Thanks to tools that can be integrated into the stack, end users themselves can work with the data. This includes both gaining insights and operationalizing the data. This applies not only for analysts but also marketing, sales, or operations teams.

Another plus is that the system is modularly built, and costs are often dependent on what you use. For both small and large organizations, a modern data stack is highly suitable: it can be expanded when necessary, in both scale and functionality. But what components make up such a modern data stack, and where do you start building?

The components of a Modern Data Stack

You can divide the stack into the following main categories, which I will explain step by step:

Data sources & integration
Data storage and transformation (ELT)
Data analysis and visualizatiion
Data activation (operations)
Data governance and Observability

The modern (marketing)-data stack: 5 components

1. Data integration: importing sources to the data warehouse

As mentioned, it has become much simpler to connect all the various data sources within your organization to the data warehouse, without the need for an army of IT specialists and data engineers. This doesn't mean that a data engineer is any less valuable.

The tools available in the market often contain 100 or more ready-made connectors. Think of pulling in marketing performance data from Facebook, Google, or LinkedIn, as well as CRM data from Hubspot, Salesforce, or Shopify. All of this can be configured without much technical expertise. However, it's advisable to have someone knowledgeable oversee the setup. Some popular providers of data integration tools are:

Fivetran
Stitch
Adverity
Airbyte (open-source)
Matillion
Keboola

These tools ultimately pull data to the analytical database in the cloud data warehouse.

[DatoCMS Block #197444006]

2. Data storage & transformation

The centerpiece of modern data stack is the (cloud-native) analytical database. These types of databases are capable of rapidly analyzing vast amounts of data. The most well-known products are:

Snowflake
Google BigQuery
Amazon Redshift
Azure Synapse / Fabric

To ensure data remains consistent and usable throughout the process, it's essential to transform the data (think cleaning and merging). Since cloud-native analytical databases are so powerful, it's entirely feasible to load untransformed data (as-is) into the data warehouse and tackle data transformation as a subsequent step. This shifts from ETL to ELT (Extract, Transform, Load to Extract, Load, Transform). This changes the functionality expected from the data integration tools discussed in the previous chapter. All data transformation is then centralized rather than being partly in the integration process and partly in the data warehouse.

3. Data analysis: Towards a ‘Self-Service’ Model

Making data accessible to everyone within an organization is crucial for cultivating a data-driven culture. Hence, even without technical knowledge like SQL, retrieving desired data should be straightforward. It's therefore essential to choose a modern business intelligence tool that integrates with cloud-native databases. Most tools now offer self-service functionality, enabling end users to resolve their inquiries using data. This could involve easily exploring data sources or delving deeper into existing reports. Renowned providers include:

Looker / Looker Studio
Tableau
PowerBI
Qlik
Apache Superset (open source)
Metabase (open source)

4. Data Operations: Activate Data from the Data Warehouse

Wouldn't it be great not only to analyze but also to (automatically) utilize the data in, for instance, your marketing channels or CRM? Effectively becoming a part of the marketing-technology stack?

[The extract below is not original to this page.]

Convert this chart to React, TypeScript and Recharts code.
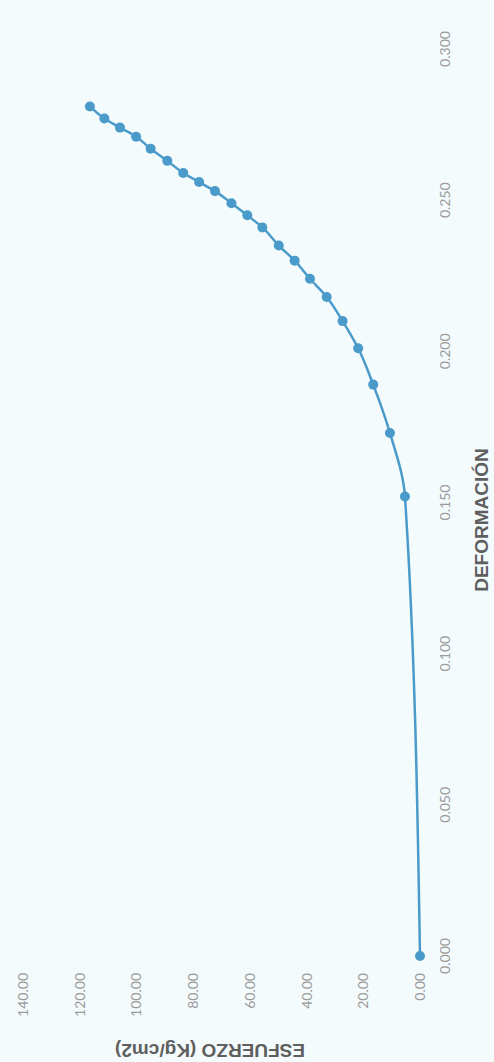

Around 2021, tools designed to operationalize data from a data warehouse became more and more popular. This is often referred to as Reverse ETL. As the name suggests, Reverse ETL does the exact opposite of ETL (Extract, Transform, Load): it reintroduces data from your data warehouse back to its source or other systems.

This doesn't just benefit marketing but also sectors like sales or HR. Automatically create Google Ads or Facebook audiences, enriching insights in a CRM system (360º customer view), or personalizing email campaigns. Popular tools:

Census
Hightouch

From Insight to Action

Marketing Data Hub: From Insights To Action

5. Data governance and Observability

The final but by no means the least important step: data governance and data quality. Trust in the data is, in fact, one of the most crucial components for the entire system to succeed. This is a category where a lot of development is currently happening, and it is expected to soar in 2022. Broadly, there are two types of tools in this category: data catalogs and data quality & observability.

Data catalogs

How can you tell from which data source a specific dashboard metric originates? Or conversely, if table X changes, which dashboards or systems might be potentially affected? Data catalogs help map this out. These tools link various data sources, tables, dashboards, or other data creators and users (data lineage). They often also provide documentation capabilities and a search function. Some tools include:

Atlan
Apache Atlas
Amundsen
DataHub

Data quality & observability

Besides insights and documentation, different data sources can also be automatically monitored. This can be either based on machine learning that detects data anomalies or manually added checks (like missing essential fields or data updated within the last 24 hours). Upon discrepancies, alerts can be dispatched, for instance, through email or Slack. Tools include:

Monte Carlo
Soda
Elementary (for dbt)

Start with a business case

Our top advice: start with a business case. The Modern Data Stack is perfect for this approach. Not every source needs to be connected right from the start. Begin with one or a few business cases and expand from there. This way, you can quickly create value and support. Demonstrate that it's not just a tech matter. With the right setup, the output should be easily accessible to the entire organization in terms of insights and operationalizing data within marketing but also other departments.

Initially, key fundamental decisions will have to be made, but expansion can be gradual afterward. Engage the right people and ensure the necessary expertise is on hand to establish a solid foundation.